=== Dataset extract ===
==============================
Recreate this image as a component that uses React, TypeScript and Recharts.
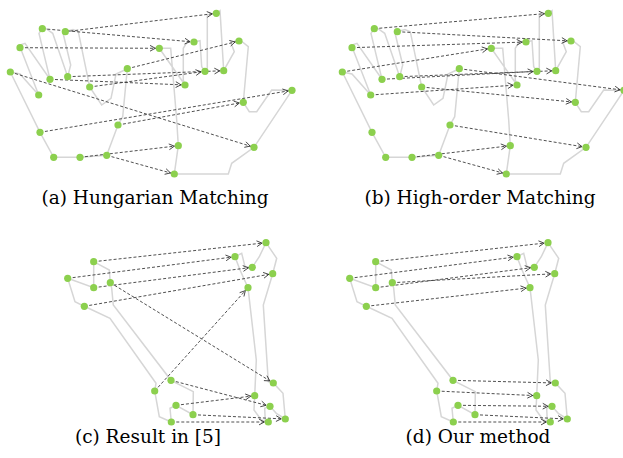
import { ScatterChart, Scatter, XAxis, YAxis } from "recharts";

type Pt = [number, number];

// top row: the same two hands in (a) and (b), only the matching differs
const topSource: Pt[] = [
  [42.3, 28.7], [65.3, 31.7], [20, 47.7], [10.3, 72], [50, 79.3], [67.7, 76.7], [38.7, 95],
  [89.7, 87], [127.3, 68.7], [118, 125], [40, 132.3], [53.7, 157.3], [80, 157.3], [106.7, 155.3],
];
const topTarget: Pt[] = [
  [216.3, 13.3], [194, 42], [159.3, 48.3], [239, 41], [205, 71.3], [223.7, 70.7],
  [185, 85], [292, 90.3], [243.3, 102.3], [178.3, 145.7], [254, 147.3], [174.3, 174],
];
const topSourceOutline: Pt[] = [
  [10.3, 72], [40, 132.3], [53.7, 157.3], [80, 157.3], [106.7, 155.3], [118, 125], [122.7, 116.7],
  [127.3, 68.7], [116, 74], [111, 98.3], [101.7, 105], [89.7, 87], [78.3, 31.7], [73, 29.5],
  [65.3, 31.7], [63.5, 35], [70.7, 65], [67.7, 76.7], [52.7, 33.3], [45, 28], [42.3, 28.7],
  [39, 33.3], [50, 79.3], [25, 43.3], [20, 45], [20, 47.7], [22, 52], [38.7, 95], [20, 74], [10.3, 72],
];
const topTargetOutline: Pt[] = [
  [159.3, 48.3], [170.7, 48.3], [176.7, 120], [178.3, 145.7], [174.3, 174], [228.3, 174],
  [231.7, 163.3], [254, 147.3], [292, 90.3], [271.7, 90], [256.7, 111.7], [249.3, 111.7],
  [243.3, 102.3], [248.3, 46.7], [240, 40], [230.7, 42.3], [234.3, 51.7], [223.7, 70.7],
  [220, 10.7], [216.3, 13.3], [207.3, 15], [207.3, 68.3], [205, 71.3], [201.7, 66.7],
  [200, 40.7], [194, 42], [187.3, 41.7], [183.3, 48.3], [183.3, 80], [185, 85], [159.3, 48.3],
];

// bottom row
const bottomSource: Pt[] = [
  [93.7, 261.7], [67.7, 278.3], [93.7, 287.7], [110.3, 282.7], [84.3, 306.3],
  [154.7, 391], [171, 380.3], [176, 405.3], [193, 414.7], [171.3, 422],
];
const bottomTarget: Pt[] = [
  [266, 242.7], [235, 256.7], [252.3, 267.3], [272.7, 273.7], [248, 287.7],
  [273.3, 383], [254.7, 395.7], [270, 406.3], [285.3, 419], [268.3, 422],
];
const bottomSourceOutline: Pt[] = [
  [67.7, 278.3], [75, 301.7], [84.3, 306.3], [110, 318.3], [156, 383.3], [154.7, 391],
  [159.3, 416.7], [171.3, 422], [170, 408.3], [176, 405.3], [193, 414.7], [193.3, 391.7],
  [171, 380.3], [113.3, 305], [111.7, 288.3], [110.3, 282.7], [109.3, 270], [93.7, 261.7],
  [93.7, 287.7], [67.7, 278.3],
];
const bottomTargetOutline: Pt[] = [
  [235, 256.7], [241.7, 253.3], [245, 266.7], [252.3, 267.3], [259.3, 256.7], [266, 242.7],
  [276.7, 258.3], [272.7, 273.7], [263.3, 305], [268.3, 381.7], [273.3, 383], [283, 393.3],
  [285.3, 419], [276.3, 413.3], [270, 406.3], [264.7, 408.3], [265.3, 421.7], [268.3, 422],
  [261.3, 420], [254, 410], [254.7, 395.7], [256.3, 360], [248, 287.7], [240, 270], [235, 256.7],
];

// [source index, target index]
const matchA: Pt[] = [[0, 1], [1, 0], [2, 2], [3, 10], [4, 6], [5, 5], [7, 4], [8, 3], [9, 8], [10, 7], [12, 9], [13, 11]];
const matchB: Pt[] = [[0, 0], [1, 3], [2, 1], [3, 2], [4, 4], [5, 5], [6, 6], [7, 8], [8, 7], [9, 10], [12, 9], [13, 11]];
const matchC: Pt[] = [[0, 0], [1, 1], [2, 2], [3, 5], [4, 3], [5, 4], [6, 7], [7, 6], [8, 8], [9, 9]];
const matchD: Pt[] = [[0, 0], [1, 1], [2, 2], [3, 3], [4, 4], [5, 6], [6, 5], [7, 7], [8, 8], [9, 9]];

const captions = ["(a) Hungarian Matching", "(b) High-order Matching", "(c) Result in [5]", "(d) Our method"];

const xy = (p: Pt) => ({ x: p[0], y: p[1] });

function ArrowHead(props: any) {
  const { cx, cy, payload } = props;
  if (payload == null || payload.fromX === undefined) return <g />;
  // 1 unit = 1 px on both axes, so the data direction is the pixel direction
  const ang = Math.atan2(payload.y - payload.fromY, payload.x - payload.fromX);
  const tx = cx - 4 * Math.cos(ang);
  const ty = cy - 4 * Math.sin(ang);
  const w1 = [tx - 6 * Math.cos(ang - 0.5), ty - 6 * Math.sin(ang - 0.5)];
  const w2 = [tx - 6 * Math.cos(ang + 0.5), ty - 6 * Math.sin(ang + 0.5)];
  return (
    <polyline
      points={`${w1[0]},${w1[1]} ${tx},${ty} ${w2[0]},${w2[1]}`}
      fill="none"
      stroke="#333"
      strokeWidth={0.9}
    />
  );
}

const Dot = (p: any) => <circle cx={p.cx} cy={p.cy} r={3.6} fill="#8cd04e" />;

type PanelProps = {
  source: Pt[];
  target: Pt[];
  outlines: Pt[][];
  matches: Pt[];
  left: number;
  top: number;
  width: number;
  height: number;
};

function Panel({ source, target, outlines, matches, left, top, width, height }: PanelProps) {
  return (
    <div style={{ position: "absolute", left, top }}>
      <ScatterChart width={width} height={height} margin={{ top: 0, right: 0, bottom: 0, left: 0 }}>
        <XAxis type="number" dataKey="x" domain={[0, width]} hide allowDataOverflow />
        <YAxis type="number" dataKey="y" domain={[top, top + height]} reversed hide allowDataOverflow />
        {outlines.map((o, i) => (
          <Scatter
            key={`o${i}`}
            data={o.map(xy)}
            line={{ stroke: "#d6d6d6", strokeWidth: 1.5 }}
            shape={() => <g />}
            isAnimationActive={false}
          />
        ))}
        {matches.map(([s, t], i) => {
          const a = source[s];
          const b = target[t];
          const data = [
            { x: a[0], y: a[1] },
            { x: b[0], y: b[1], fromX: a[0], fromY: a[1] },
          ];
          return (
            <Scatter
              key={`m${i}`}
              data={data}
              line={{ stroke: "#3c3c3c", strokeWidth: 0.9, strokeDasharray: "3 2" }}
              shape={ArrowHead}
              isAnimationActive={false}
            />
          );
        })}
        <Scatter data={[...source, ...target].map(xy)} shape={Dot} isAnimationActive={false} />
      </ScatterChart>
    </div>
  );
}

const captionPos = [
  [155, 198],
  [480, 198],
  [148, 437],
  [478, 437],
];

export default function App() {
  const topOutlines = [topSourceOutline, topTargetOutline];
  const bottomOutlines = [bottomSourceOutline, bottomTargetOutline];
  return (
    <div
      style={{
        position: "absolute",
        left: 0,
        top: 0,
        width: 623,
        height: 458,
        overflow: "hidden",
        background: "#fff",
      }}
    >
      <Panel source={topSource} target={topTarget} outlines={topOutlines} matches={matchA} left={0} top={0} width={332} height={190} />
      <Panel source={topSource} target={topTarget} outlines={topOutlines} matches={matchB} left={332} top={0} width={332} height={190} />
      <Panel source={bottomSource} target={bottomTarget} outlines={bottomOutlines} matches={matchC} left={0} top={225} width={300} height={210} />
      <Panel source={bottomSource} target={bottomTarget} outlines={bottomOutlines} matches={matchD} left={282} top={225} width={300} height={210} />
      {captions.map((c, i) => (
        <div
          key={c}
          style={{
            position: "absolute",
            left: captionPos[i][0] - 150,
            top: captionPos[i][1] - 11,
            width: 300,
            textAlign: "center",
            fontFamily: "'DejaVu Serif', serif",
            fontSize: 18.5,
            lineHeight: "22px",
            color: "#000",
          }}
        >
          {c}
        </div>
      ))}
    </div>
  );
}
==============================
=== What this task involves ===
Starting at the first line of the material, output exactly the lines up to and including the one with "type Pt = [number, number];". Do not include the pictures.

=== Written answer ===
Recreate this image as a component that uses React, TypeScript and Recharts.
import { ScatterChart, Scatter, XAxis, YAxis } from "recharts";

type Pt = [number, number];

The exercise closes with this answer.